Как только стало понятно, что Шахновский уходит из мэрии, предложения не заставили себя ждать. Как правило, чиновники в России уходят в бизнес, и понятно почему: для бизнеса важны их опыт и связи в госструктурах, ну и чиновников привлекает возможность прикоснуться к большим деньгам. Правда, Шахновский при желании мог бы к ним прикоснуться и в мэрии, должность была вполне «хлебная», но репутации коррупционера у него не было. Ходорковский пригласил Шахновского на работу в декабре 1996 года.
Василий Шахновский: Я согласился, хотя никаких деталей мы не обсуждали. И только когда мы сели обсуждать: куда, как и прочее, вот тогда я, стесняясь, задал ему вопрос, на каких условиях он меня приглашает. И он сказал: партнером. Не знаю, удалось ли мне скрыть удивление. Я, правда, такого предложения не ожидал.

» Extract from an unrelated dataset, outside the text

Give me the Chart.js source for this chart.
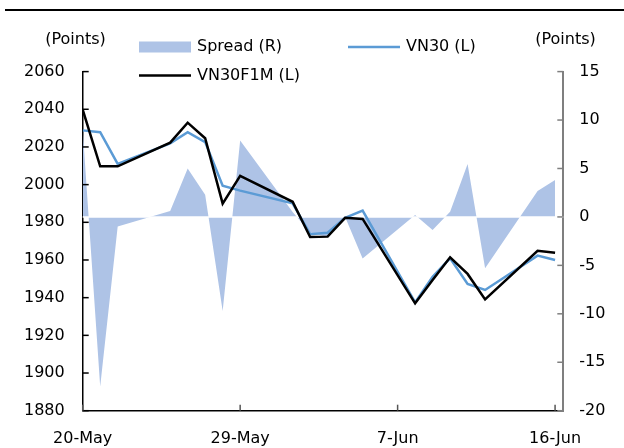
<!DOCTYPE html>
<html>
<head>
<meta charset="utf-8">
<script src="https://cdn.jsdelivr.net/npm/chart.js@4/dist/chart.umd.min.js"></script>
<style>
	html, body { margin: 0; padding: 0; background: #fff; }
	#wrap { width: 624px; height: 448px; position: relative; }
</style>
</head>
<body>
<div id="wrap"><canvas id="spreadChart"></canvas></div>
<script>
// trading days (2020)
const dates = [
	'2020-05-20', '2020-05-21', '2020-05-22', '2020-05-25', '2020-05-26',
	'2020-05-27', '2020-05-28', '2020-05-29', '2020-06-01', '2020-06-02',
	'2020-06-03', '2020-06-04', '2020-06-05', '2020-06-08', '2020-06-09',
	'2020-06-10', '2020-06-11', '2020-06-12', '2020-06-15', '2020-06-16'
];
// index closes (left axis)
const vn30 = [2028.8, 2027.8, 2011.0, 2021.9, 2027.8, 2022.6, 1999.4, 1996.8, 1990.1, 1973.7,
	1974.5, 1982.4, 1986.2, 1937.5, 1951.1, 1960.9, 1947.3, 1944.1, 1962.3, 1960.0];
const vn30f1m = [2039.8, 2009.7, 2009.7, 2022.3, 2032.9, 2024.6, 1989.9, 2004.7, 1990.9, 1972.2,
	1972.4, 1982.4, 1981.8, 1937.0, 1949.4, 1961.4, 1952.6, 1939.1, 1964.9, 1963.9];
// futures - index (right axis)
const spread = [9.0, -17.5, -1.0, 0.6, 5.0, 2.3, -9.7, 7.9, 0.5, -1.6,
	-2.1, 0.0, -4.3, 0.2, -1.35, 0.54, 5.46, -5.3, 2.68, 3.8];

// x axis ticks
const tickDates = ['2020-05-20', '2020-05-29', '2020-06-07', '2020-06-16'];
const tickLabels = ['20-May', '29-May', '7-Jun', '16-Jun'];
const axisTitle = '(Points)';

// days since first date, used as x position on the linear axis
const dayOf = s => (Date.parse(s) - Date.parse(dates[0])) / 86400000;
const xy = vals => vals.map((v, i) => ({ x: dayOf(dates[i]), y: v }));
const tickDays = tickDates.map(dayOf);

Chart.defaults.font.family = 'DejaVu Sans';
Chart.defaults.font.size = 16;
Chart.defaults.color = '#000';

// small plugin: zero rule, inward tick marks, titles, legend grid, top rule
const decorations = {
	id: 'decorations',
	afterDatasetDraw(chart, args) {
		if (args.index !== 0) return;
		const { ctx, chartArea: a } = chart;
		const y = chart.scales.y1.getPixelForValue(0);
		ctx.save();
		ctx.strokeStyle = '#fff';
		ctx.lineWidth = 1.5;
		ctx.beginPath();
		ctx.moveTo(a.left, y);
		ctx.lineTo(a.right, y);
		ctx.stroke();
		ctx.restore();
	},
	afterDraw(chart) {
		const { ctx, chartArea: a } = chart;
		ctx.save();

		// top rule
		ctx.strokeStyle = '#000';
		ctx.lineWidth = 2;
		ctx.beginPath();
		ctx.moveTo(5, 10);
		ctx.lineTo(624, 10);
		ctx.stroke();

		// inward ticks
		ctx.lineWidth = 1.5;
		ctx.strokeStyle = '#000';
		chart.scales.y.ticks.forEach(t => {
			const y = chart.scales.y.getPixelForValue(t.value);
			ctx.beginPath(); ctx.moveTo(a.left, y); ctx.lineTo(a.left + 6, y); ctx.stroke();
		});
		ctx.strokeStyle = '#7f7f7f';
		chart.scales.y1.ticks.forEach(t => {
			const y = chart.scales.y1.getPixelForValue(t.value);
			ctx.beginPath(); ctx.moveTo(a.right - 6, y); ctx.lineTo(a.right, y); ctx.stroke();
		});
		ctx.strokeStyle = '#555';
		tickDays.forEach(d => {
			const x = chart.scales.x.getPixelForValue(d);
			ctx.beginPath(); ctx.moveTo(x, a.bottom); ctx.lineTo(x, a.bottom - 6); ctx.stroke();
		});

		// axis titles
		ctx.fillStyle = '#000';
		ctx.font = '16px "DejaVu Sans"';
		ctx.textAlign = 'center';
		ctx.textBaseline = 'middle';
		ctx.fillText(axisTitle, 75.5, 40);
		ctx.fillText(axisTitle, 565.5, 40);

		// legend, two columns
		const slots = [[139, 47], [348, 47], [139, 75.5]];
		ctx.textAlign = 'left';
		chart.data.datasets.forEach((ds, i) => {
			const [x, y] = slots[i];
			if (ds.fill) {
				ctx.fillStyle = ds.backgroundColor;
				ctx.fillRect(x, y - 5.5, 52, 11);
			} else {
				ctx.strokeStyle = ds.borderColor;
				ctx.lineWidth = ds.borderWidth;
				ctx.beginPath(); ctx.moveTo(x, y); ctx.lineTo(x + 52, y); ctx.stroke();
			}
			ctx.fillStyle = '#000';
			ctx.fillText(ds.label, x + 58, y);
		});
		ctx.restore();
	}
};

const data = {
	datasets: [
		/** spread, area on right axis */
		{
			label: 'Spread (R)',
			data: xy(spread),
			yAxisID: 'y1',
			fill: 'origin',
			backgroundColor: '#aec3e6',
			borderWidth: 0,
			pointRadius: 0,
			order: 3
		},
		/** underlying index */
		{
			label: 'VN30 (L)',
			data: xy(vn30),
			yAxisID: 'y',
			borderColor: '#5b9bd5',
			borderWidth: 2.5,
			pointRadius: 0,
			fill: false,
			order: 2
		},
		/** front month futures */
		{
			label: 'VN30F1M (L)',
			data: xy(vn30f1m),
			yAxisID: 'y',
			borderColor: '#000',
			borderWidth: 2.5,
			pointRadius: 0,
			fill: false,
			order: 1
		}
	]
};

const config = {
	type: 'line',
	data: data,
	options: {
		responsive: true,
		maintainAspectRatio: false,
		animation: false,
		layout: { padding: { top: 71.6, left: 0, right: 0, bottom: 0 } },
		plugins: {
			legend: { display: false },
			tooltip: { enabled: false }
		},
		scales: {
			x: {
				type: 'linear',
				min: 0,
				max: 27.47,
				grid: { display: false, drawTicks: false },
				border: { color: '#000', width: 1.5 },
				afterBuildTicks: s => { s.ticks = tickDays.map(v => ({ value: v })); },
				afterFit: s => { s.height = 37.3; },
				ticks: {
					padding: 19,
					maxRotation: 0,
					callback: v => tickLabels[tickDays.indexOf(v)]
				}
			},
			y: {
				position: 'left',
				min: 1880,
				max: 2060,
				grid: { display: false, drawTicks: false },
				border: { color: '#000', width: 1.5 },
				afterFit: s => { s.width = 82.7; },
				ticks: { stepSize: 20, padding: 18, callback: v => String(v) }
			},
			y1: {
				position: 'right',
				min: -20,
				max: 15,
				grid: { display: false, drawTicks: false },
				border: { color: '#7f7f7f', width: 2 },
				afterFit: s => { s.width = 60.7; },
				ticks: { stepSize: 5, padding: 16, callback: v => String(v) }
			}
		}
	},
	plugins: [decorations]
};

const spreadChart = new Chart(document.getElementById('spreadChart'), config);
</script>
</body>
</html>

Работа, которую мне предложили, не сильно отличалась от того, что я делал в мэрии. В сущности, я руководил аппаратом центрального офиса компании и выполнял все функции, которые до меня выполнял Леня Невзлин. Включая PR и GR. А он дождался моего прихода и ушел в ТАСС.
Конечно, я пришел, когда группа была на подъеме: она зашла в ЮКОС, она росла. Но ситуация была тяжелая и осложнилась тем, что в конце 1997 года начала падать цена на нефть. С деньгами было очень тяжело.